YOUR INSTRUCTIONS
Write out each line that follows exactly as it stands, without the pictures.

--- --- ---

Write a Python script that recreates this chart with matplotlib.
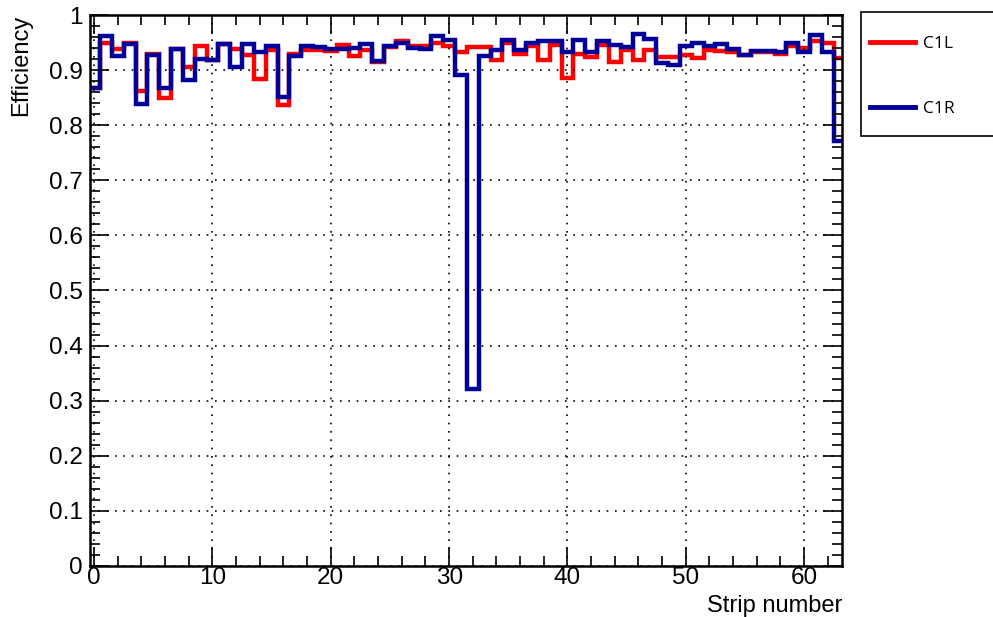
import matplotlib
matplotlib.use("Agg")
import matplotlib.pyplot as plt
from matplotlib.patches import Rectangle
from matplotlib.ticker import MultipleLocator, FuncFormatter
import numpy as np


# NOTE : Efficiency per strip
strips=np.arange(64)

c1l=[0.867, 0.950, 0.938, 0.950, 0.862, 0.930, 0.850, 0.938, 0.906, 0.944,
     0.918, 0.947, 0.938, 0.928, 0.883, 0.936, 0.837, 0.930, 0.936, 0.936,
     0.935, 0.945, 0.926, 0.936, 0.914, 0.942, 0.953, 0.944, 0.944, 0.950,
     0.944, 0.933, 0.942, 0.942, 0.919, 0.949, 0.930, 0.944, 0.919, 0.946,
     0.885, 0.930, 0.923, 0.946, 0.915, 0.936, 0.919, 0.936, 0.924, 0.924,
     0.928, 0.922, 0.936, 0.935, 0.932, 0.928, 0.932, 0.932, 0.930, 0.944,
     0.941, 0.953, 0.949, 0.922]

c1r=[0.867, 0.961, 0.926, 0.947, 0.839, 0.928, 0.868, 0.938, 0.882, 0.921,
     0.918, 0.947, 0.906, 0.947, 0.933, 0.944, 0.851, 0.926, 0.944, 0.942,
     0.938, 0.939, 0.941, 0.947, 0.916, 0.944, 0.949, 0.941, 0.938, 0.962,
     0.955, 0.891, 0.322, 0.926, 0.936, 0.955, 0.936, 0.950, 0.953, 0.952,
     0.932, 0.955, 0.933, 0.952, 0.946, 0.942, 0.965, 0.956, 0.913, 0.910,
     0.944, 0.949, 0.944, 0.947, 0.938, 0.927, 0.935, 0.935, 0.932, 0.950,
     0.933, 0.964, 0.932, 0.771]

labels=["C1L", "C1R"]

plt.rcParams["font.family"]=["Liberation Sans", "DejaVu Sans"]

fig=plt.figure(figsize=(9.93, 6.17), dpi=100)
ax=fig.add_axes([90/993, 1-566/617, 752/993, 551/617])

edges=np.append(strips-0.5, strips[-1]+0.5)
ax.stairs(c1l, edges, baseline=None, color="#ff0000", linewidth=3.2, label=labels[0])
ax.stairs(c1r, edges, baseline=None, color="#000099", linewidth=3.2, label=labels[1])

ax.set_xlim(-0.35, 63.2)
ax.set_ylim(0, 1)

ax.xaxis.set_major_locator(MultipleLocator(10))
ax.xaxis.set_minor_locator(MultipleLocator(2))
ax.yaxis.set_major_locator(MultipleLocator(0.1))
ax.yaxis.set_minor_locator(MultipleLocator(0.02))
ax.yaxis.set_major_formatter(FuncFormatter(lambda v, p: f"{v:g}"))

ax.tick_params(which="both", direction="in", top=True, right=True, labelsize=17.5, width=1.2)
ax.tick_params(axis="y", pad=5)
ax.tick_params(axis="x", pad=1)
ax.tick_params(which="major", length=14)
ax.tick_params(which="minor", length=7)
for s in ax.spines.values():
    s.set_linewidth(1.8)

ax.grid(True, which="major", color="black", linestyle=(0, (1, 4)), linewidth=1.2)

ax.set_xlabel("Strip number", fontsize=17, loc="right")
ax.xaxis.set_label_coords(1.0, -0.052)
# NOTE : y title placed by hand, top aligned like ROOT
fig.text(10/993, 1-15/617, "Efficiency", fontsize=17, rotation=90, ha="left", va="top")

# NOTE : legend box drawn separately so the padding matches
fig.patches.append(Rectangle((861/993, 1-136/617), 140/993, 124/617, transform=fig.transFigure,
                             facecolor="white", edgecolor="black", linewidth=1.2))
leg=fig.legend(loc="upper left", bbox_to_anchor=(870/993, 1-36/617), borderaxespad=0,
               frameon=False, handlelength=2.6, labelspacing=2.8, borderpad=0,
               handletextpad=0.46, prop={"family": "Open Sans", "size": 12.5})
for h in leg.get_lines():
    h.set_linewidth(3.5)

plt.savefig("out.png", dpi=100)
plt.close()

--- --- ---

RESPONSE
Write a Python script that recreates this chart with matplotlib.
import matplotlib
matplotlib.use("Agg")
import matplotlib.pyplot as plt
from matplotlib.patches import Rectangle
from matplotlib.ticker import MultipleLocator, FuncFormatter
import numpy as np


# NOTE : Efficiency per strip
strips=np.arange(64)

c1l=[0.867, 0.950, 0.938, 0.950, 0.862, 0.930, 0.850, 0.938, 0.906, 0.944,
     0.918, 0.947, 0.938, 0.928, 0.883, 0.936, 0.837, 0.930, 0.936, 0.936,
     0.935, 0.945, 0.926, 0.936, 0.914, 0.942, 0.953, 0.944, 0.944, 0.950,
     0.944, 0.933, 0.942, 0.942, 0.919, 0.949, 0.930, 0.944, 0.919, 0.946,
     0.885, 0.930, 0.923, 0.946, 0.915, 0.936, 0.919, 0.936, 0.924, 0.924,
     0.928, 0.922, 0.936, 0.935, 0.932, 0.928, 0.932, 0.932, 0.930, 0.944,
     0.941, 0.953, 0.949, 0.922]

c1r=[0.867, 0.961, 0.926, 0.947, 0.839, 0.928, 0.868, 0.938, 0.882, 0.921,
     0.918, 0.947, 0.906, 0.947, 0.933, 0.944, 0.851, 0.926, 0.944, 0.942,
     0.938, 0.939, 0.941, 0.947, 0.916, 0.944, 0.949, 0.941, 0.938, 0.962,
     0.955, 0.891, 0.322, 0.926, 0.936, 0.955, 0.936, 0.950, 0.953, 0.952,
     0.932, 0.955, 0.933, 0.952, 0.946, 0.942, 0.965, 0.956, 0.913, 0.910,
     0.944, 0.949, 0.944, 0.947, 0.938, 0.927, 0.935, 0.935, 0.932, 0.950,
     0.933, 0.964, 0.932, 0.771]

labels=["C1L", "C1R"]

plt.rcParams["font.family"]=["Liberation Sans", "DejaVu Sans"]

fig=plt.figure(figsize=(9.93, 6.17), dpi=100)
ax=fig.add_axes([90/993, 1-566/617, 752/993, 551/617])

edges=np.append(strips-0.5, strips[-1]+0.5)
ax.stairs(c1l, edges, baseline=None, color="#ff0000", linewidth=3.2, label=labels[0])
ax.stairs(c1r, edges, baseline=None, color="#000099", linewidth=3.2, label=labels[1])

ax.set_xlim(-0.35, 63.2)
ax.set_ylim(0, 1)

ax.xaxis.set_major_locator(MultipleLocator(10))
ax.xaxis.set_minor_locator(MultipleLocator(2))
ax.yaxis.set_major_locator(MultipleLocator(0.1))
ax.yaxis.set_minor_locator(MultipleLocator(0.02))
ax.yaxis.set_major_formatter(FuncFormatter(lambda v, p: f"{v:g}"))

ax.tick_params(which="both", direction="in", top=True, right=True, labelsize=17.5, width=1.2)
ax.tick_params(axis="y", pad=5)
ax.tick_params(axis="x", pad=1)
ax.tick_params(which="major", length=14)
ax.tick_params(which="minor", length=7)
for s in ax.spines.values():
    s.set_linewidth(1.8)

ax.grid(True, which="major", color="black", linestyle=(0, (1, 4)), linewidth=1.2)

ax.set_xlabel("Strip number", fontsize=17, loc="right")
ax.xaxis.set_label_coords(1.0, -0.052)
# NOTE : y title placed by hand, top aligned like ROOT
fig.text(10/993, 1-15/617, "Efficiency", fontsize=17, rotation=90, ha="left", va="top")

# NOTE : legend box drawn separately so the padding matches
fig.patches.append(Rectangle((861/993, 1-136/617), 140/993, 124/617, transform=fig.transFigure,
                             facecolor="white", edgecolor="black", linewidth=1.2))
leg=fig.legend(loc="upper left", bbox_to_anchor=(870/993, 1-36/617), borderaxespad=0,
               frameon=False, handlelength=2.6, labelspacing=2.8, borderpad=0,
               handletextpad=0.46, prop={"family": "Open Sans", "size": 12.5})
for h in leg.get_lines():
    h.set_linewidth(3.5)

plt.savefig("out.png", dpi=100)
plt.close()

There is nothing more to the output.